Table 2. IoU scores computed on 15 models.
Fig. 9.
figure 9

Some 3D models (wireframe or solid screen capture on right) computed from the floor plan (left) and wall mask images (middle).

Fig. 10.
figure 10

Comparison of 3D models: VERSPERA semi-manual software (left), our automatic and fast approach (center), and wall mask difference images (right).
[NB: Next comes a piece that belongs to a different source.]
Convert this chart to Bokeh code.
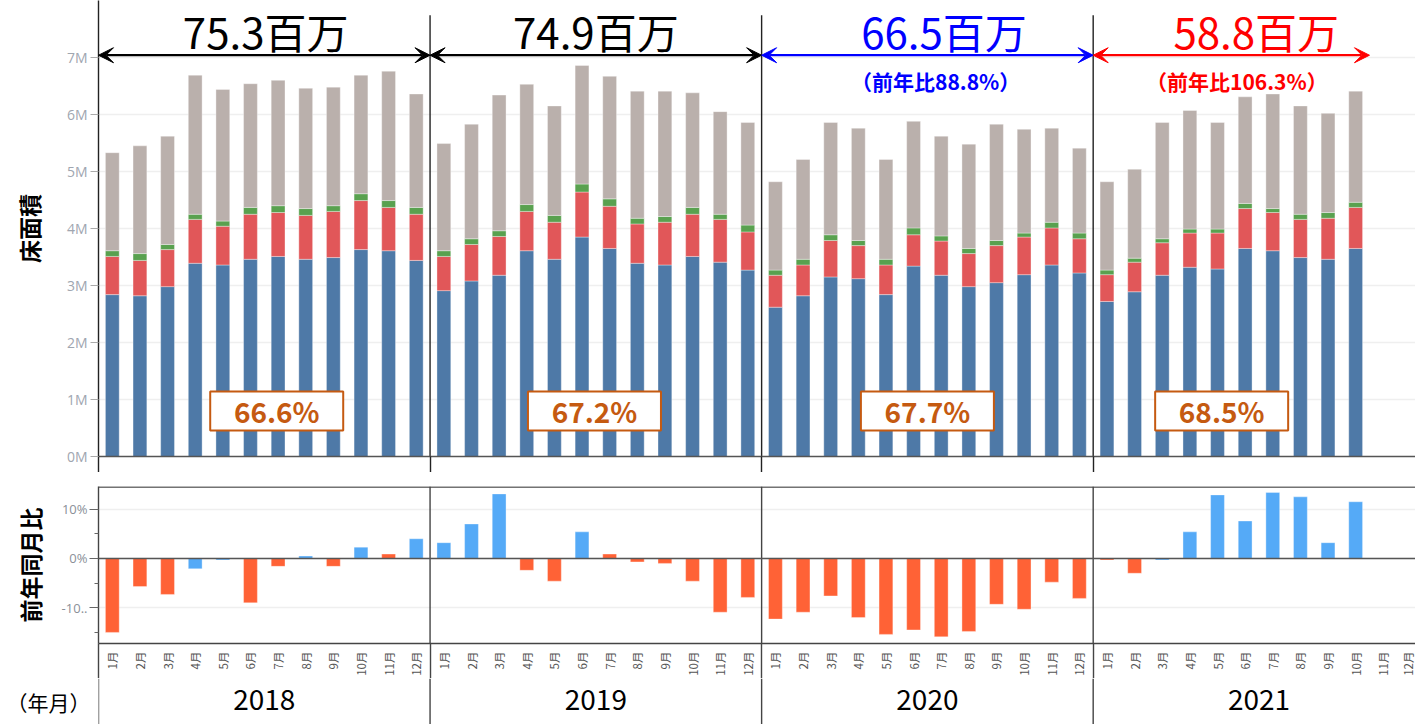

5 Perspectives and Conclusion

We presented in this paper a fast 3D model computation approach for historical floor plan quick browsing. The proposed approach uses the U-net architecture of the convolutional neural networks for detecting the wall regions in an input floor plan image, resulting in a binary wall mask image. The resulting image is filtered in a way that only the main walls remain, corresponding to the main structures of the monument. Finally, a 3D model is computed by extruding 3D faces upon linear segments corresponding to the wall edges. We applied this method to build 3D models from the 500 floor plan images of the Versailles-FP dataset (floor plans representing the palace of Versailles between \(17^{th}\) and \(18^{th}\) centuries), and were able to build 3D models very fast. This tool gives historians and archivists a mean to have a fast and quick but complete 3D perspective at the floor plans, and thus to get an easy perception and understanding of the volumes of the monument represented on the plan. Further work includes the integration in 3D models of other architectural details such as staircases, by means of a dedicated machine learning approach. We will also apply our algorithms to other historical datasets of architectural plans, if available.